Indeed, while the poems explore different registers from documentary to comedy, the collection is unfluctuating in its attention to the professional violence of the state. In ‘Guide to the Giants of England’—one of the earliest texts in the volume—Griffiths writes:
there is still the chance
for
any young Londoner
to
make a name
by
a career of conquest
Given the poem’s numerous historical allusions, the ‘career of conquest’ could be read as a reference to bygone imperialisms from the Romans to the British Empire. Having said that, this would overlook the crucial hinge of the section: the word ‘still’. The insertion of this term specifies that the section is depicting the ‘young Londoners’ of the 1980s. In this respect, the careers of conquest that Griffiths condemns revolve around the financial gains facilitated by the free-market ideologies of Thatcherism.

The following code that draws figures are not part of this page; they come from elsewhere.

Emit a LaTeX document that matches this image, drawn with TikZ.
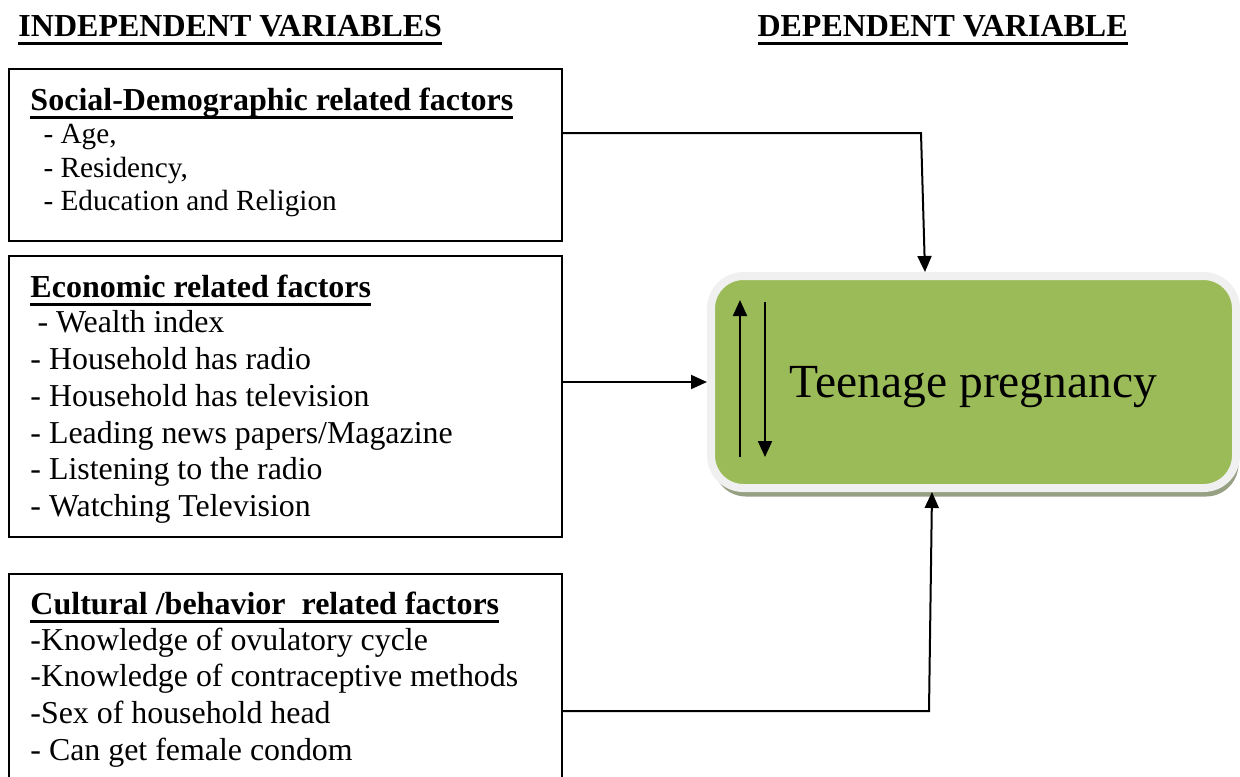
\documentclass[tikz,border=0pt]{standalone}
\usepackage{fontspec}
\setmainfont{Liberation Serif}
\usetikzlibrary{arrows.meta,shadows}
\newcommand\myul[1]{\setbox0\hbox{#1}\rlap{\rule[-3.4pt]{\wd0}{1.1pt}}\box0}
\definecolor{olivegreen}{RGB}{155,187,89}
\definecolor{shadowc}{RGB}{150,160,130}
\begin{document}
\begin{tikzpicture}[x=0.4pt,y=-0.4pt,
  box/.style={draw, line width=0.8pt, inner sep=0pt, anchor=north west},
  txt/.style={inner sep=0pt, anchor=base west, font=\fontsize{12.75}{15}\selectfont},
  stxt/.style={inner sep=0pt, anchor=base west, font=\fontsize{11.7}{14}\selectfont},
  hd/.style={inner sep=0pt, anchor=base west, font=\fontsize{12.8}{15}\selectfont\bfseries},
  arr/.style={line width=0.8pt, -{Triangle[length=6.4pt,width=5.6pt]}}]
\useasboundingbox (0,0) rectangle (1240,776);
% titles
\node[hd] (t1) at (18,36) {\myul{INDEPENDENT VARIABLES}};
\node[hd] (t2) at (757,36) {\myul{DEPENDENT VARIABLE}};
% boxes
\node[box, minimum width=221.2pt, minimum height=68.8pt] (b1) at (8,68) {};
\node[box, minimum width=221.2pt, minimum height=112.4pt] (b2) at (8,255) {};
\node[box, minimum width=221.2pt, minimum height=100pt] (b3) at (8,573) {};
% box 1 text
\node[hd] (h1) at (30,110) {\myul{Social-Demographic related factors}};
\node[stxt] (a1) at (43,143) {- Age,};
\node[stxt] (a2) at (43,177) {- Residency,};
\node[stxt] (a3) at (43,210) {- Education and Religion};
% box 2 text
\node[hd] (h2) at (30,297) {\myul{Economic related factors}};
\node[txt] (e1) at (37,332) {- Wealth index};
\node[txt] (e2) at (30,369) {- Household has radio};
\node[txt] (e3) at (30,406) {- Household has television};
\node[txt] (e4) at (30,443) {- Leading news papers/Magazine};
\node[txt] (e5) at (30,479) {- Listening to the radio};
\node[txt] (e6) at (30,516) {- Watching Television};
% box 3 text
\node[hd] (h3) at (30,614) {\myul{Cultural /behavior\ \ related factors}};
\node[txt] (c1) at (30,650) {-Knowledge of ovulatory cycle};
\node[txt] (c2) at (30,686) {-Knowledge of contraceptive methods};
\node[txt] (c3) at (30,723) {-Sex of household head};
\node[txt] (c4) at (30,760) {- Can get female condom};
% dependent variable
\node[draw=black!6, fill=olivegreen, line width=3.2pt, rounded corners=13pt,
  minimum width=210pt, minimum height=84.8pt, inner sep=0pt,
  drop shadow={shadow xshift=1pt, shadow yshift=-3.4pt, fill=shadowc, opacity=1},
  font=\fontsize{19}{22}\selectfont] (tp) at (973.5,382) {\raisebox{-6pt}[0pt][0pt]{Teenage pregnancy}};
% inner arrows
\coordinate (u1) at (740,457);
\coordinate (u2) at (740,300);
\coordinate (d1) at (765,302);
\coordinate (d2) at (765,457);
\draw[arr] (u1) -- (u2);
\draw[arr] (d1) -- (d2);
% connectors
\coordinate (k1) at (921,133);
\coordinate (k1b) at (925,0);
\draw[arr] (k1 -| b1.east) -- (k1) -- (tp.north -| k1b);
\draw[arr] (tp.west -| b2.east) -- (tp.west);
\coordinate (k3) at (929,711);
\coordinate (k3b) at (932,0);
\draw[arr] (k3 -| b3.east) -- (k3) -- (tp.south -| k3b);
\end{tikzpicture}
\end{document}
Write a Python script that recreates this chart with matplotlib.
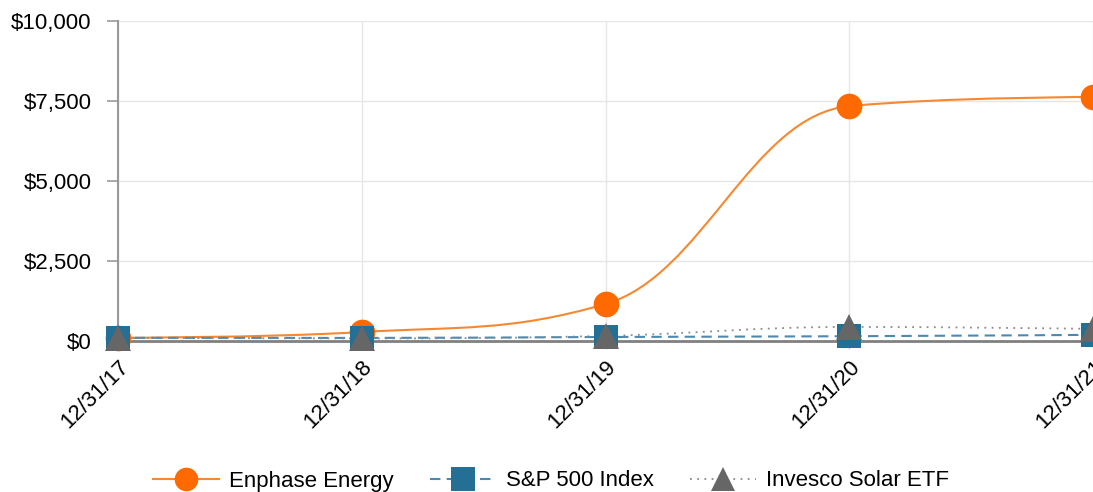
import matplotlib.pyplot as plt
import numpy as np
from matplotlib.path import Path
from matplotlib.patches import PathPatch
from matplotlib.lines import Line2D
from matplotlib.ticker import FuncFormatter

plt.rcParams['font.family'] = ['Liberation Sans', 'DejaVu Sans']

dates = ["12/31/17", "12/31/18", "12/31/19", "12/31/20", "12/31/21"]
enphase = [100, 280, 1155, 7340, 7625]
sp500 = [100, 96, 126, 149, 192]
solar = [100, 80, 160, 440, 380]


def spline_path(xs, ys, smoothing=1.5):
    # Highcharts-style spline control points
    n = len(xs)
    denom = smoothing + 1
    left = [None] * n
    right = [None] * n
    for i in range(n):
        x, y = xs[i], ys[i]
        if i == 0 or i == n - 1:
            left[i] = (x, y)
            right[i] = (x, y)
            continue
        lx, ly = xs[i - 1], ys[i - 1]
        nx, ny = xs[i + 1], ys[i + 1]
        lcx = (smoothing * x + lx) / denom
        lcy = (smoothing * y + ly) / denom
        rcx = (smoothing * x + nx) / denom
        rcy = (smoothing * y + ny) / denom
        if rcx != lcx:
            corr = ((rcy - lcy) * (rcx - x)) / (rcx - lcx) + y - rcy
            lcy += corr
            rcy += corr
        if lcy > max(ly, y):
            lcy = max(ly, y)
            rcy = 2 * y - lcy
        elif lcy < min(ly, y):
            lcy = min(ly, y)
            rcy = 2 * y - lcy
        if rcy > max(ny, y):
            rcy = max(ny, y)
            lcy = 2 * y - rcy
        elif rcy < min(ny, y):
            rcy = min(ny, y)
            lcy = 2 * y - rcy
        left[i] = (lcx, lcy)
        right[i] = (rcx, rcy)
    verts = [(xs[0], ys[0])]
    codes = [Path.MOVETO]
    for i in range(1, n):
        verts += [right[i - 1], left[i], (xs[i], ys[i])]
        codes += [Path.CURVE4] * 3
    return Path(verts, codes)


fig = plt.figure(figsize=(10.93, 4.92), dpi=100)
ax = fig.add_axes([118 / 1093, 1 - 341 / 492, 1 - 118 / 1093, 320 / 492])

x = np.arange(len(dates))

series = [
    (enphase, '#f7882f', '-', 'o', '#ff6a00', 'Enphase Energy', 1.5),
    (sp500, '#4a8ab0', (0, (5, 3)), 's', '#236f96', 'S&P 500 Index', 1.5),
    (solar, '#8a8a8a', (0, (1, 3)), '^', '#666666', 'Invesco Solar ETF', 1.3),
]

handles = []
for k, (vals, lc, ls, mk, mc, name, lw) in enumerate(series):
    p = spline_path(list(x.astype(float)), list(map(float, vals)))
    ax.add_patch(PathPatch(p, facecolor='none', edgecolor=lc, lw=lw,
                           linestyle=ls, zorder=3 + k, clip_on=False))
    ax.plot(x, vals, linestyle='none', marker=mk,
            markersize={'o': 18.5, 's': 17, '^': 19}[mk],
            color=mc, markeredgewidth=0, zorder=6 + k, clip_on=False)
    handles.append(Line2D([], [], color=lc, linestyle=ls, lw=lw, marker=mk,
                          markersize=17, markerfacecolor=mc, markeredgewidth=0))

ax.set_xlim(0, 4)
ax.set_ylim(0, 10000)
ax.set_yticks([0, 2500, 5000, 7500, 10000])
ax.yaxis.set_major_formatter(FuncFormatter(lambda v, p: "${:,.0f}".format(v)))
ax.set_xticks(x)
ax.set_xticklabels(dates, rotation=45, ha='right', rotation_mode='anchor')

ax.grid(True, color='#e6e6e6', lw=1)
ax.set_axisbelow(True)
for s in ['top', 'right']:
    ax.spines[s].set_visible(False)
ax.spines['left'].set_color('#999999')
ax.spines['left'].set_linewidth(1.5)
ax.spines['bottom'].set_color('#808080')
ax.spines['bottom'].set_linewidth(2)
ax.spines['bottom'].set_zorder(2.5)
ax.tick_params(axis='y', length=8, width=1.2, color='#999999', labelsize=16, pad=11)
ax.tick_params(axis='x', length=6, width=1, color='#cccccc', labelsize=16, pad=5)

fig.legend(handles=handles, labels=[s[5] for s in series], loc='center',
           bbox_to_anchor=(551 / 1093, 1 - 481 / 492), ncol=3, frameon=False,
           fontsize=16, handlelength=3.0, columnspacing=1.6, handletextpad=0.45)

fig.savefig('out.png', dpi=100)
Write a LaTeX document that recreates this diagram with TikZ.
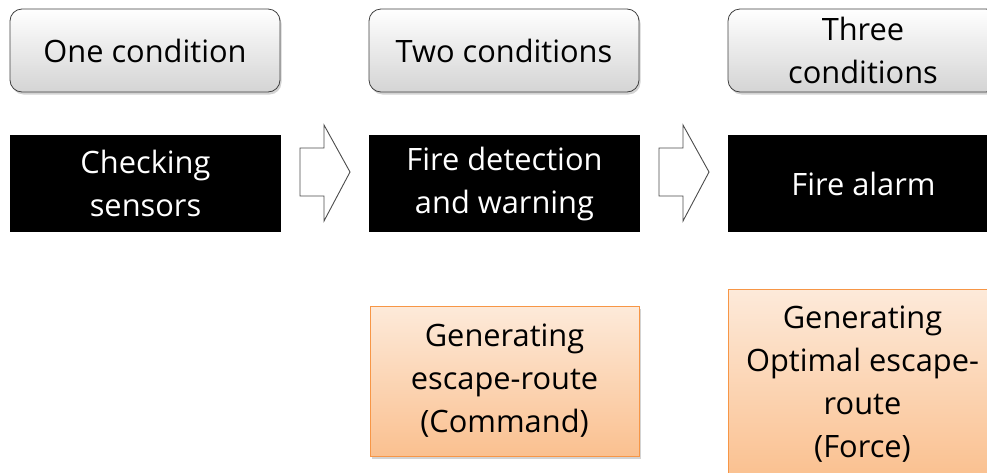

As the chronology of the collection progresses, Griffiths’ remonstrations against economic, political and cultural tyranny become increasingly explicit. Midway through ‘In Essex’, he asks the ‘citizens of Brightlingsea’ to join him in celebrating ‘the elimination of PRESIDENT REAGAN’ and remarks upon the hypocrisy of ‘the man that upheld the death penalty’ lecturing ‘us on human rights.’ ‘Darwin’s Dialogues’ develops a nuanced satire that depicts the Church as a self-interested and chameleonic agent of political power that is able to ally itself with both Hitler and an American general who intends to shape post-war Germany ‘back into some sort of democracy.’ Correspondingly, the humorous tones of ‘Egg Poem’ in ‘Metrical Cookery’ work towards undermining an absurd military machismo in order to question the purposelessness of ‘getting smashed’ in ‘the defence of the defence of democracy.’ In the third part of ‘Coal’, certain sections focus on the violent clashes that occurred during the Miner’s Strike:
Batted
by the paw
of the law.
[…]
?Targets match.
Bottles & bricks course by air-mail,
down and round,
excited like demon-drummers,
and dogs are frantic, shouting and jumping & catching.
The poem concludes with a stark and suspicious utterance: ‘As if justice/be trust.’ Griffiths’ poetry ultimately asserts that—in a world characterised by injustice and inequality—there is no legitimacy to the forces that claim to govern us. As the dialectical pairing at the end of the fifth section in ‘The Purple Shepherd’ clarifies, ‘policy’ is ‘extermination,’ while ‘life’ is ‘retaliation.’
Given the remit and focus for Collected Poems & Sequences, it is understandable that Griffiths’ essays from this period are not included. However, this is somewhat regrettable, as certain texts—particularly the essay in 1991’s A Pocket History of the Soul—would provide an apt companion to the concerns expressed in many of the poems from the same period. Nevertheless, the current volume should be essential reading for anyone. Griffiths was—and still is—a poet we can trust.